Mitchell A. Petersen

Rajiv Chopra

Alex Williamson

At the end of 2011, one of the largest food retailers in Brazil, Grupo Pão de Açúcar, or GPA (a subsidiary of Companhia Brasileira De Distribuição, or CBD), was reviewing its accounts payable terms with suppliers in search of additional value. Manager of analytics Maria Cristina Santos was examining the trade credit terms GPA had with Oalem Ltda, a family-owned melon grower located in northeastern Brazil. Oalem, like most small family businesses, was financed with bank loans and equity that was held predominantly by the family. The case examines how accounts payable (trade credit) terms should be set or negotiated between a large retailer and a small supplier, especially when the bargaining power between the two may not be equal.
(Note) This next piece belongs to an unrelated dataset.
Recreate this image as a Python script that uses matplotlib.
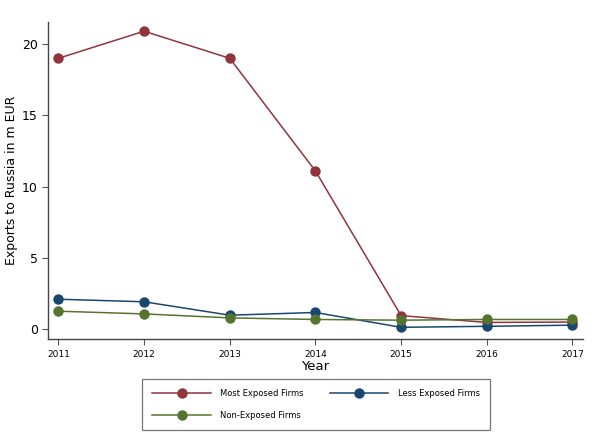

The case demonstrates that trade credit terms can be as important as the terms of more traditional forms of financing.

Date Published: 06/11/2013
Discipline: Finance
Key Concepts: Cash Flow Analysis, Competition, Competitive Strategy, Financial Analysis, Financial Management, Financial Strategy, Valuation
Citations: Petersen, Mitchell A., Rajiv Chopra, Alex Williamson. Grupo Pao de Acucar. 5-312-508 (KEL744).